= WHAT IS NEEDED =
Copy exactly the lines that run from the top of the listing to the line containing "0.94, 0.95, 0.96, 0.97, 0.98, 0.99]", both ends included, and omit the pictures.

= SUPPLIED DATA =
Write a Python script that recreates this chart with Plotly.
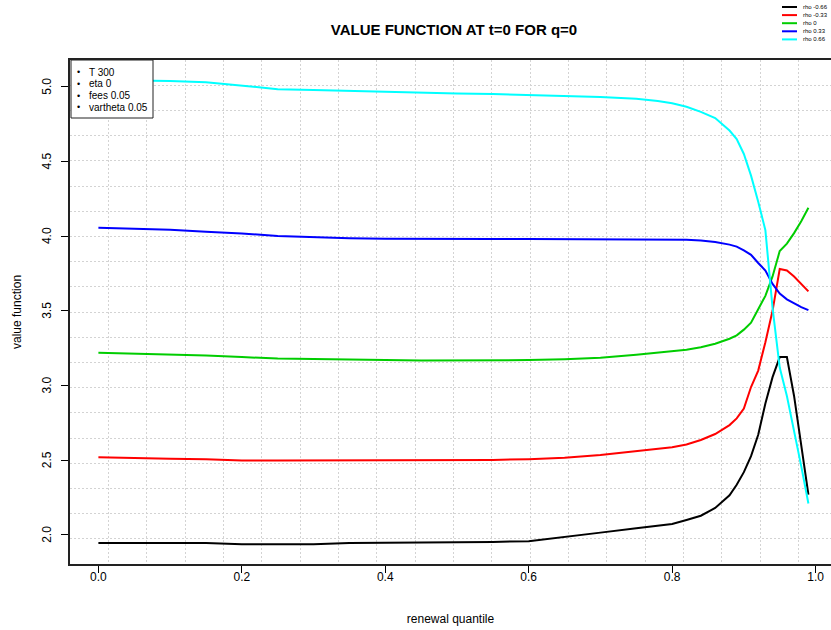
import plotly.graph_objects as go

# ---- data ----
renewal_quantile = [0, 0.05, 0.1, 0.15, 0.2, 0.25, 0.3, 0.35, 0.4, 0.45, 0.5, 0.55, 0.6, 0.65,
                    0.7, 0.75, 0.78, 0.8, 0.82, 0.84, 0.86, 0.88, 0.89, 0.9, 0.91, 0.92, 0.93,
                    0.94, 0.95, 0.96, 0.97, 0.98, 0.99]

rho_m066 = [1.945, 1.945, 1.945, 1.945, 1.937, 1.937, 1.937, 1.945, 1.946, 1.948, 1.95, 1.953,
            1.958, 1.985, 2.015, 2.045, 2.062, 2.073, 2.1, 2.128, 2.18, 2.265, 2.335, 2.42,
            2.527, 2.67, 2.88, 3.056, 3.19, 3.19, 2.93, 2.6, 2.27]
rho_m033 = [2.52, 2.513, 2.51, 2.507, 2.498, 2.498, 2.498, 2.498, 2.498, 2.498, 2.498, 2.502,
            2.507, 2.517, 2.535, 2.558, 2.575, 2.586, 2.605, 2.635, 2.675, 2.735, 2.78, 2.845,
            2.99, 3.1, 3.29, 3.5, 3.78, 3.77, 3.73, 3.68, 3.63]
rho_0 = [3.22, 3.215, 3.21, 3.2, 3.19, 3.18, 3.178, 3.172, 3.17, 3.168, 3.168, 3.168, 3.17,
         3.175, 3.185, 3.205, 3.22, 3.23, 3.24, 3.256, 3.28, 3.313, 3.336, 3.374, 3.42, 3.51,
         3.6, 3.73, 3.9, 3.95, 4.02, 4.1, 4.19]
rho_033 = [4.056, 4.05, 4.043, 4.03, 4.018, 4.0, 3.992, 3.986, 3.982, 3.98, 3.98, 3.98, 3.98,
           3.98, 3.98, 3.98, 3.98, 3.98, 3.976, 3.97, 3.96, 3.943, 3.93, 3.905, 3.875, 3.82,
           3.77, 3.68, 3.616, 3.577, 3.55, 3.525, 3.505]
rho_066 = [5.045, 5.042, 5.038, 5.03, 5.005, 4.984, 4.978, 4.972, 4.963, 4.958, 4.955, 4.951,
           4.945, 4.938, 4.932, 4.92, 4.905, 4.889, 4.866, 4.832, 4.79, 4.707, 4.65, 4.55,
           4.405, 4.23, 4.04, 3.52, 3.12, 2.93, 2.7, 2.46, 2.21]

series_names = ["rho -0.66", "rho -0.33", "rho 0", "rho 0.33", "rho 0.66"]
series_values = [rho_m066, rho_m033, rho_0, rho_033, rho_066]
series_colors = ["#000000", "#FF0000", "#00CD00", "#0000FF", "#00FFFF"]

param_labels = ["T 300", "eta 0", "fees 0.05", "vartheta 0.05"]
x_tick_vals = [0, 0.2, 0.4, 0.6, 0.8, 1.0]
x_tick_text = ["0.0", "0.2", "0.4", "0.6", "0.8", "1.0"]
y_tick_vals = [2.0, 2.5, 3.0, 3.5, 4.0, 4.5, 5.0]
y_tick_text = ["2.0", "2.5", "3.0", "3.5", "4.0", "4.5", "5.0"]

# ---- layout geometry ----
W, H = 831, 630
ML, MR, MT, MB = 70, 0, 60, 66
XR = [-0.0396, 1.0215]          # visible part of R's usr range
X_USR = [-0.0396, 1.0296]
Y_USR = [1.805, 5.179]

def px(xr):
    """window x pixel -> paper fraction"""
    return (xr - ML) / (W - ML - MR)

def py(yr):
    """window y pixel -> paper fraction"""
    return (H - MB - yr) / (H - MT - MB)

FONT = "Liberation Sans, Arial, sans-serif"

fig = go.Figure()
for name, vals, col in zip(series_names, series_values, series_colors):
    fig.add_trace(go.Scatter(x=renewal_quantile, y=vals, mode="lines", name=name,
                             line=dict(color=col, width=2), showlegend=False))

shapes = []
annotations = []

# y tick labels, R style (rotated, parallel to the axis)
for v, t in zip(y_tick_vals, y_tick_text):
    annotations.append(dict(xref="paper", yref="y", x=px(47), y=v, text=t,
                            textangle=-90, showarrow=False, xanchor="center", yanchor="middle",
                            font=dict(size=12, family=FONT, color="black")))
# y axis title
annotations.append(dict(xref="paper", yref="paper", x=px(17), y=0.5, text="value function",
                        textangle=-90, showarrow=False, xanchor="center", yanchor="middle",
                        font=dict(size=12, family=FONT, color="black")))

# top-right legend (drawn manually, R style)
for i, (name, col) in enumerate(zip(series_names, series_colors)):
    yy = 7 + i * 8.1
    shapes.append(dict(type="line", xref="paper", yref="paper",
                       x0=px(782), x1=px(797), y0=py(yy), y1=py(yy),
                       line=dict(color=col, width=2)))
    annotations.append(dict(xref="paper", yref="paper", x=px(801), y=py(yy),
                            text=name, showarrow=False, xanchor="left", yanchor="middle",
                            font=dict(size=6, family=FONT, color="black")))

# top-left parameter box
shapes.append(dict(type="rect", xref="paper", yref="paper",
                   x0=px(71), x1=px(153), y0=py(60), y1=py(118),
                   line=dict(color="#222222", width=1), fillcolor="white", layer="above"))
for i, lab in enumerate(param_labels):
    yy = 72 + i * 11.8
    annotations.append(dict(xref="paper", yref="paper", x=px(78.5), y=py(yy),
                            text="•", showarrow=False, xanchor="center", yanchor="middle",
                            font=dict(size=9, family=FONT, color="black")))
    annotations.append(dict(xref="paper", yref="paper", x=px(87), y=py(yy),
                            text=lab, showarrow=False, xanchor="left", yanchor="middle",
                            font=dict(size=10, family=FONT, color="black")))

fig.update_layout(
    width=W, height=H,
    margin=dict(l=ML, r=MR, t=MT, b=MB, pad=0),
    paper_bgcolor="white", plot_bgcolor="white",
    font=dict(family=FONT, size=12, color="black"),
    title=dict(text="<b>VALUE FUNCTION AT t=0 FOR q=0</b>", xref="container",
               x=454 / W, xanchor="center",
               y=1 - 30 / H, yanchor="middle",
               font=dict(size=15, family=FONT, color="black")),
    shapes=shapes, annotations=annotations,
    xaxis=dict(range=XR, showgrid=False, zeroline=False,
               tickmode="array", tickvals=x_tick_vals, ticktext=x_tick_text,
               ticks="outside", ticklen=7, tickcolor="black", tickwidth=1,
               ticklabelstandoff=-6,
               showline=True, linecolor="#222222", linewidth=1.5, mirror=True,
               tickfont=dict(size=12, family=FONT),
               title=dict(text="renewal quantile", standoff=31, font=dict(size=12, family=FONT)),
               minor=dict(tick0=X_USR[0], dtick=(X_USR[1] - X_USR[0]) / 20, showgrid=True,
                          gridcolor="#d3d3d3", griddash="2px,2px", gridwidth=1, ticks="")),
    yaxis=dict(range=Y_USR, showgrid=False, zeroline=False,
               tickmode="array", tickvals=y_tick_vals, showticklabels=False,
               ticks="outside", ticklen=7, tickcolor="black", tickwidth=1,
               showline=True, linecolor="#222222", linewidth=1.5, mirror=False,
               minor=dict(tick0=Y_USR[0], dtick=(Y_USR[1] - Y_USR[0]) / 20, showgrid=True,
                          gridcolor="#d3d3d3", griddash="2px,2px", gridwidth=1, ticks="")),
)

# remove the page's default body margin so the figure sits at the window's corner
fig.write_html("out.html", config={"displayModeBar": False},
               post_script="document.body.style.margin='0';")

= ANSWER BELOW =
Write a Python script that recreates this chart with Plotly.
import plotly.graph_objects as go

# ---- data ----
renewal_quantile = [0, 0.05, 0.1, 0.15, 0.2, 0.25, 0.3, 0.35, 0.4, 0.45, 0.5, 0.55, 0.6, 0.65,
                    0.7, 0.75, 0.78, 0.8, 0.82, 0.84, 0.86, 0.88, 0.89, 0.9, 0.91, 0.92, 0.93,
                    0.94, 0.95, 0.96, 0.97, 0.98, 0.99]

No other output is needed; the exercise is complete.